Retype all material exactly. Pictures stay out of the copy.

-- Data shown --
########################################

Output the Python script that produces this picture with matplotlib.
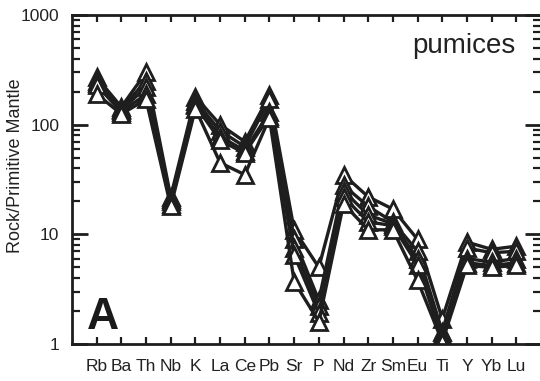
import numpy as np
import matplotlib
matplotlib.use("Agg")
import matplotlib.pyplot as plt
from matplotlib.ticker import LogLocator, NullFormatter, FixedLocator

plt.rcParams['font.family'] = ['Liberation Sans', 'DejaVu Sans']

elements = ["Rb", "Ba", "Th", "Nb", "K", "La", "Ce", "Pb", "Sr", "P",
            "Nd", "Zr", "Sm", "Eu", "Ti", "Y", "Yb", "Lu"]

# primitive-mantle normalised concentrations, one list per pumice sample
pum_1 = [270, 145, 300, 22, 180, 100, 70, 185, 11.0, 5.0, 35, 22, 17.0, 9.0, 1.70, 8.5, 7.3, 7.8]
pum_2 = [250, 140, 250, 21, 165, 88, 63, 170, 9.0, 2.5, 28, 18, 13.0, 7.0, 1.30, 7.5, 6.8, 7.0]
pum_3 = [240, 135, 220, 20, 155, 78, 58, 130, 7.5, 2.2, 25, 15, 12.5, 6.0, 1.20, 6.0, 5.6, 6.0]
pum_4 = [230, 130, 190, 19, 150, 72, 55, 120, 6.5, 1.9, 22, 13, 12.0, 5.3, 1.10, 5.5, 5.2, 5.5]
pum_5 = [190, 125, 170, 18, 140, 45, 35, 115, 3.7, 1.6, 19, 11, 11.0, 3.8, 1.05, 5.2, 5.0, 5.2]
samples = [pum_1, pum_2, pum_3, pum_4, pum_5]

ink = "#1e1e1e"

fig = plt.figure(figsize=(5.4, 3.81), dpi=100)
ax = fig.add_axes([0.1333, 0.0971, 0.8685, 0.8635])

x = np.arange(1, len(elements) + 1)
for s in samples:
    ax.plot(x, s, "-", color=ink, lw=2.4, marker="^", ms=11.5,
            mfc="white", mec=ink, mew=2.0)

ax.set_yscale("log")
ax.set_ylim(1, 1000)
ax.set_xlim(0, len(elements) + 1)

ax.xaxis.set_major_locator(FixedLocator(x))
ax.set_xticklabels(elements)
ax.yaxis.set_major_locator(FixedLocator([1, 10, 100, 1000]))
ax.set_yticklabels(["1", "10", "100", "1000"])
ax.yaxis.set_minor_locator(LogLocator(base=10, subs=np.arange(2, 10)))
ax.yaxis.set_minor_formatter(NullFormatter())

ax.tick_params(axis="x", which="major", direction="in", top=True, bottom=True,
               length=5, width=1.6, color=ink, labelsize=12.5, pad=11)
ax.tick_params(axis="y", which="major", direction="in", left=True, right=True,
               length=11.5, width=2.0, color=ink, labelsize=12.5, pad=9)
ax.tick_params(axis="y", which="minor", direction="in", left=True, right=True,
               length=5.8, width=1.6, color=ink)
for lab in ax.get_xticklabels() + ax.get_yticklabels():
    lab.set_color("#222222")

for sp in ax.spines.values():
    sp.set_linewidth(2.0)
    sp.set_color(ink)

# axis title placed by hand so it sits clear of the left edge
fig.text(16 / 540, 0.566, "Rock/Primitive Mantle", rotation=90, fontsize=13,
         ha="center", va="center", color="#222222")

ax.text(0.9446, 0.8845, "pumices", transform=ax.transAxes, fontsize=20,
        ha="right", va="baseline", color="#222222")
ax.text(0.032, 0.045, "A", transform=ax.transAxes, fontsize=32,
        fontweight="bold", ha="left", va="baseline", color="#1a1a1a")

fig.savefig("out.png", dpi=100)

########################################

-- Final result --
Output the Python script that produces this picture with matplotlib.
import numpy as np
import matplotlib
matplotlib.use("Agg")
import matplotlib.pyplot as plt
from matplotlib.ticker import LogLocator, NullFormatter, FixedLocator

plt.rcParams['font.family'] = ['Liberation Sans', 'DejaVu Sans']

elements = ["Rb", "Ba", "Th", "Nb", "K", "La", "Ce", "Pb", "Sr", "P",
            "Nd", "Zr", "Sm", "Eu", "Ti", "Y", "Yb", "Lu"]

# primitive-mantle normalised concentrations, one list per pumice sample
pum_1 = [270, 145, 300, 22, 180, 100, 70, 185, 11.0, 5.0, 35, 22, 17.0, 9.0, 1.70, 8.5, 7.3, 7.8]
pum_2 = [250, 140, 250, 21, 165, 88, 63, 170, 9.0, 2.5, 28, 18, 13.0, 7.0, 1.30, 7.5, 6.8, 7.0]
pum_3 = [240, 135, 220, 20, 155, 78, 58, 130, 7.5, 2.2, 25, 15, 12.5, 6.0, 1.20, 6.0, 5.6, 6.0]
pum_4 = [230, 130, 190, 19, 150, 72, 55, 120, 6.5, 1.9, 22, 13, 12.0, 5.3, 1.10, 5.5, 5.2, 5.5]
pum_5 = [190, 125, 170, 18, 140, 45, 35, 115, 3.7, 1.6, 19, 11, 11.0, 3.8, 1.05, 5.2, 5.0, 5.2]
samples = [pum_1, pum_2, pum_3, pum_4, pum_5]

ink = "#1e1e1e"

fig = plt.figure(figsize=(5.4, 3.81), dpi=100)
ax = fig.add_axes([0.1333, 0.0971, 0.8685, 0.8635])

x = np.arange(1, len(elements) + 1)
for s in samples:
    ax.plot(x, s, "-", color=ink, lw=2.4, marker="^", ms=11.5,
            mfc="white", mec=ink, mew=2.0)

ax.set_yscale("log")
ax.set_ylim(1, 1000)
ax.set_xlim(0, len(elements) + 1)

ax.xaxis.set_major_locator(FixedLocator(x))
ax.set_xticklabels(elements)
ax.yaxis.set_major_locator(FixedLocator([1, 10, 100, 1000]))
ax.set_yticklabels(["1", "10", "100", "1000"])
ax.yaxis.set_minor_locator(LogLocator(base=10, subs=np.arange(2, 10)))
ax.yaxis.set_minor_formatter(NullFormatter())

ax.tick_params(axis="x", which="major", direction="in", top=True, bottom=True,
               length=5, width=1.6, color=ink, labelsize=12.5, pad=11)
ax.tick_params(axis="y", which="major", direction="in", left=True, right=True,
               length=11.5, width=2.0, color=ink, labelsize=12.5, pad=9)
ax.tick_params(axis="y", which="minor", direction="in", left=True, right=True,
               length=5.8, width=1.6, color=ink)
for lab in ax.get_xticklabels() + ax.get_yticklabels():
    lab.set_color("#222222")

for sp in ax.spines.values():
    sp.set_linewidth(2.0)
    sp.set_color(ink)

# axis title placed by hand so it sits clear of the left edge
fig.text(16 / 540, 0.566, "Rock/Primitive Mantle", rotation=90, fontsize=13,
         ha="center", va="center", color="#222222")

ax.text(0.9446, 0.8845, "pumices", transform=ax.transAxes, fontsize=20,
        ha="right", va="baseline", color="#222222")
ax.text(0.032, 0.045, "A", transform=ax.transAxes, fontsize=32,
        fontweight="bold", ha="left", va="baseline", color="#1a1a1a")

fig.savefig("out.png", dpi=100)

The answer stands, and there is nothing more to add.